Янсон нажал еще раз: «Вы были на массовке 6‑го июня. Вы отвечаете на все, но на главный вопрос не отвечаете. Мы не спросим вас больше ни о ком – я думаю, остальные члены комиссии со мной согласны. Мы не спрашиваем вас о других, но были ли вы лично?» Совсем уже обессиленный Беленький «раскололся»: «Вы простите меня. Я был. Да. Вот и конец. Прекратите. Больше не давайте мне вопросы. – Далее он разразился длинной тирадой: – Никаких организационных задач у меня не стояло. Я считал, что нужно в рамках нашей партии вести борьбу, чтобы получить свободу и самодеятельность в пределах партии. Как стрелочник, который видит, что поезд мчится в пропасть, ранит свою руку и сигнализирует, пусть я буду жертвой. Я только винтик большой машины пролетариата, но нужно, чтобы партия продумала, куда мы идем. Партия знает меня в течение 25 лет, пусть она рассудит, действительно ли я пал. Если бы ЦКК выполняла [ту] роль, которую завещал ей Ленин, если бы она стояла над сторонами, если бы Ярославский не был стороной, я пришел бы к нему и сказал, я вас предупреждаю. Предположим, что никто не знает. Но я не младенец. Пусть через меня скажут, кто прав, те ли, кто тащит товарищей в ЦКК, или кто их тащит».

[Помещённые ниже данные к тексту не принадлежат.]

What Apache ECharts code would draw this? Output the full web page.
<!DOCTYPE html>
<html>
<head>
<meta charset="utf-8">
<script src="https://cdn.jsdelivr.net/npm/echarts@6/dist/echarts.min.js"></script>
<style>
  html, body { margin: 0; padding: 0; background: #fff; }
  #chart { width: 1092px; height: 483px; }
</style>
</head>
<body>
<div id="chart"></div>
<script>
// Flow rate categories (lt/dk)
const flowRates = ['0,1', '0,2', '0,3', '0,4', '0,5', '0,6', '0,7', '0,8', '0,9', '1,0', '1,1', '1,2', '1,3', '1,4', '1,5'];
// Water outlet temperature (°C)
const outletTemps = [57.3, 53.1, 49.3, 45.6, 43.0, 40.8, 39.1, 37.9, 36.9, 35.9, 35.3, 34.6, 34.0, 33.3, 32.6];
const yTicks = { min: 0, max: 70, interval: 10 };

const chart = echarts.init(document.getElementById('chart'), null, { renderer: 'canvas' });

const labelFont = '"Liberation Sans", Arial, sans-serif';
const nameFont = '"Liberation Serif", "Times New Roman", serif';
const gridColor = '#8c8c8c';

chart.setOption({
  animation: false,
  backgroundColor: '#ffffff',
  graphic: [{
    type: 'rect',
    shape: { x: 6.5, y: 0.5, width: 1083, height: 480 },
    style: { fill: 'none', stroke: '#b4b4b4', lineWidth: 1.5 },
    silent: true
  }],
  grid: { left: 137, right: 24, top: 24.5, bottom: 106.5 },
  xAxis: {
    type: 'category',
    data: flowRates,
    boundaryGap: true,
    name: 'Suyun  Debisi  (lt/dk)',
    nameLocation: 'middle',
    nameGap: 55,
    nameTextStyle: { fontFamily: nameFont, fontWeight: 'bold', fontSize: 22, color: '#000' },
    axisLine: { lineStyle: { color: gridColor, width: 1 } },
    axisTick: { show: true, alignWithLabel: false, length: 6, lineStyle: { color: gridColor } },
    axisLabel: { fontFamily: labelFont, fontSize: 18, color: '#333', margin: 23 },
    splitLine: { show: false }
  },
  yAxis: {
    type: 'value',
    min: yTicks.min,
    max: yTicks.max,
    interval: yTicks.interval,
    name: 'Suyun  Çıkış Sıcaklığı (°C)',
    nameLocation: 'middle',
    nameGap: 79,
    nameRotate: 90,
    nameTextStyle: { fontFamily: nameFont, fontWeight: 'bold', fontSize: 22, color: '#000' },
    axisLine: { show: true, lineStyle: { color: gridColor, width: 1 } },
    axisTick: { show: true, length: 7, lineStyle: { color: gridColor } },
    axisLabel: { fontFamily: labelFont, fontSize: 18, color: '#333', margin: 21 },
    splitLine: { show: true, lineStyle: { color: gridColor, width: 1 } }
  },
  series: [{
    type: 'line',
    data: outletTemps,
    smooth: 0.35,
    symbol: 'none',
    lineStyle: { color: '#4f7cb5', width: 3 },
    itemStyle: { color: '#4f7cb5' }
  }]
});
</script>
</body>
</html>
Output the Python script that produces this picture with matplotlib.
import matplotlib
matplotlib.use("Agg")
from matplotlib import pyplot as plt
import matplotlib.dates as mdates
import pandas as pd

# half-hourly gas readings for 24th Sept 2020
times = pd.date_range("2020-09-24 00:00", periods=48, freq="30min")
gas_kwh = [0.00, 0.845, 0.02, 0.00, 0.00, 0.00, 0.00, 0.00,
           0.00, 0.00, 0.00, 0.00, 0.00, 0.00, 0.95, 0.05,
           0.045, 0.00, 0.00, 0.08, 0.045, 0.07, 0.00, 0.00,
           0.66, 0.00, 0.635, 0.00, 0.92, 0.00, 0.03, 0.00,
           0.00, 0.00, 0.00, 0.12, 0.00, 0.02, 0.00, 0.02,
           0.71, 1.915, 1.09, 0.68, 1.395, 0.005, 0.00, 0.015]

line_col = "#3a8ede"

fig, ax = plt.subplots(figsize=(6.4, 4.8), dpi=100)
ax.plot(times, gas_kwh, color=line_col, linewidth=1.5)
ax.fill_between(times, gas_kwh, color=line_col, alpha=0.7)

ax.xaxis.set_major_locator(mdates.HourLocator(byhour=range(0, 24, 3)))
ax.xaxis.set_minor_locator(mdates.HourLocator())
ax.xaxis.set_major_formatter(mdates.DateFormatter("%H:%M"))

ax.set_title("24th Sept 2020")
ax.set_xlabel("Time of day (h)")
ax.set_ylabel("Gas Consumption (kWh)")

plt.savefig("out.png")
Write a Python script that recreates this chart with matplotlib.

В очередной раз Беленький изменил свое амплуа: теперь он претендовал на роль мученика. Янсон нашел это нетерпимым и высмеял желание опрашиваемого взойти на крест: «Здесь у нас не митинг и не массовка, – отрезал он, – и если бы вы там произнесли такие речи, это было бы уместно, но здесь следственная комиссия ЦКК. Здесь нужно держать ответ. А все эти речи о самоубийстве – это куриная мокрота, а не позиция старого большевика-партийца».
«Вы представляете, что только Беленький в таком положении, – несмотря на сильное волнение, опрашиваемый пытался сохранять объективность и считал возможным говорить о себе в третьем лице. – Одно дерево можно вырубить, но это лес». «Но почему вы не воспользовались своим законным правом члена партии выступать на организуемых партией собраниях и сказать, что вот вам дыхнуть не дают?» – не понимал Шкирятов. «Вы скажите, почему вся партия молчит, – бросил Беленький в ответ. – Я ищу прав не для одного Беленького, а для всей партии»165.